Yes, Mike Bara, you are crazy

         At 45:40 in his latest vlog, Mike Bara says "People are going to say I'm crazy; go right ahead. Tell me I'm crazy."

YES BARA, YOU'RE CRAZY. You're also, in my opinion...

[x] Ignorant
[x] Insensitive
[x] Arrogant
[x] Lacking in human decency
[x] Unoriginal

        The latest evidence of Bara's craziness, ignorance and insensitivity is the utterly nauseating theory that the crew of Space Shuttle Challenger all survived on 28 January 1986, but for unexplained reasons their survival was covered up and they now have new lives. Ugh. I'm not even going to re-post the pictures that are alleged to show them as they are today, this is such a trashy idea.
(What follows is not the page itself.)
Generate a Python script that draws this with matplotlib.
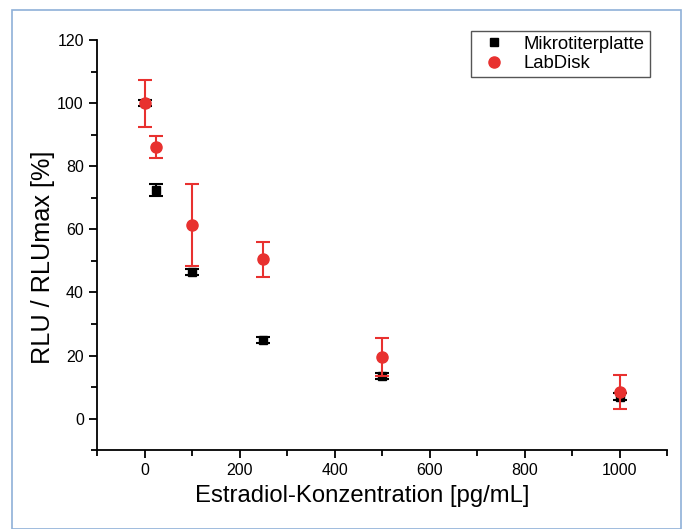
import matplotlib.pyplot as plt
from matplotlib.lines import Line2D
from matplotlib.patches import Rectangle
from matplotlib.ticker import MultipleLocator

plt.rcParams['font.family'] = ['Liberation Sans', 'DejaVu Sans']

conc = [0, 25, 100, 250, 500, 1000]
mtp = [100, 72.5, 46.5, 25, 13.5, 7]
mtp_err = [1, 2, 1, 1, 1, 1]
disk = [100, 86, 61.5, 50.5, 19.5, 8.5]
disk_err = [7.5, 3.5, 13, 5.5, 6, 5.3]

red = '#e8312f'

fig = plt.figure(figsize=(6.83, 5.29), dpi=100)
ax = fig.add_axes([0.142, 0.149, 0.835, 0.775])

ax.errorbar(conc, mtp, yerr=mtp_err, fmt='s', color='black', ms=6,
            capsize=5, elinewidth=1.5, capthick=1.5, zorder=2)
ax.errorbar(conc, disk, yerr=disk_err, fmt='o', color=red, ms=8,
            capsize=5, elinewidth=1.5, capthick=1.5, zorder=3)

ax.set_xlim(-100, 1100)
ax.set_ylim(-10, 120)
ax.xaxis.set_major_locator(MultipleLocator(200))
ax.xaxis.set_minor_locator(MultipleLocator(100))
ax.yaxis.set_major_locator(MultipleLocator(20))
ax.yaxis.set_minor_locator(MultipleLocator(10))
ax.spines['top'].set_visible(False)
ax.spines['right'].set_visible(False)
ax.spines['left'].set_linewidth(1.3)
ax.spines['bottom'].set_linewidth(1.3)
ax.tick_params(which='major', direction='out', length=6, width=1.3, labelsize=11.5)
ax.tick_params(which='minor', direction='out', length=4, width=1.3)

ax.set_xlabel('Estradiol-Konzentration [pg/mL]', fontsize=17.2)
ax.xaxis.set_label_coords(0.465, -0.085)
ax.set_ylabel('RLU / RLUmax [%]', fontsize=18.2)
ax.yaxis.set_label_coords(-0.074, 0.47)

handles = [Line2D([], [], ls='none', marker='s', color='black', ms=6),
           Line2D([], [], ls='none', marker='o', color=red, ms=8)]
ax.legend(handles, ['Mikrotiterplatte', 'LabDisk'], loc='upper right',
          bbox_to_anchor=(0.985, 1.045), fontsize=13.3,
          frameon=True, fancybox=False, edgecolor='#555555', framealpha=1,
          handlelength=2.0, handletextpad=0.6, borderpad=0.25, labelspacing=0.15)

fig.patches.append(Rectangle((0.017, 0.0), 0.98, 0.981, transform=fig.transFigure,
                             fill=False, edgecolor='#8fb0d8', linewidth=1.2))

fig.savefig('out.png', dpi=100)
        Bara bases this theory—not his own idea, by the waynote 1—on the fact that on CBS video a parachute was seen floating toward the ocean very soon after the spacecraft broke up.


        He says he believes Challenger had an undeclared back-up escape system, and that the parachute was in fact carrying the entire crew cabin safely Earthwards.

        Well, he was dead wrong about the cause of the Columbia diasaster, and he's dead wrong about this as well. Set aside, if you like, the ridiculous ideas that NASA would a) Not come clean about the crew escape systems that had been the subject of so much debate in the technical press, and b) Fail to report that the crew were alive. Set aside, if you like, the public funerals of the crew. The fact is, we know what that parachute was carrying and why, and it was definitely not the cabin.

Nose cap
        The two solid rocket boosters (SRBs), designed for reuse and to prevent major damage after they have flamed out and separated, were equipped with a parachute system to slow the rate of descent. At an altitude of about 15,400 feet, a barometric pressure sensor fired three small thrusters that ejected the nose cap of the booster. The nose cap itself floated back to Earth on a small drogue parachute, and what was seen on the CBS video was the nose cap of the right-hand SRB.note 2


        There's another technical consideration, too. It's unthinkable that something as massive as the fully-occupied Shuttle crew cabin could be controlled by a single small parachute. I doubt if anyone ever calculated the mass of that assembly, since it was never designed to be a separate object, but it must surely be many times the mass of the Apollo Command Module, which required three very large 'chutes to bring it home.note 3 Bara claims expertise in aeronautics and he should know these things.


        These days Bara is describing himself as "a space expert." When I was active in the spaceflight specialist press, space experts actually knew their facts.

....and by the way, Mister Space Expert, the mission was not designated STS-25 as you said in your ridiculous vlog. It was STS-51-L.

Thanks again to Chris Lawrence for monitoring

=====================/ \===================
[1] This, dated July 2015, may be the original
[2] Text partly copied from UPI archives.
[3] There was redundancy. Apollo 15 splashed down successfully with one chute collapsed. Trivia: The third 'chute initially deployed correctly but its risers were damaged by the RCS surplus fuel dump.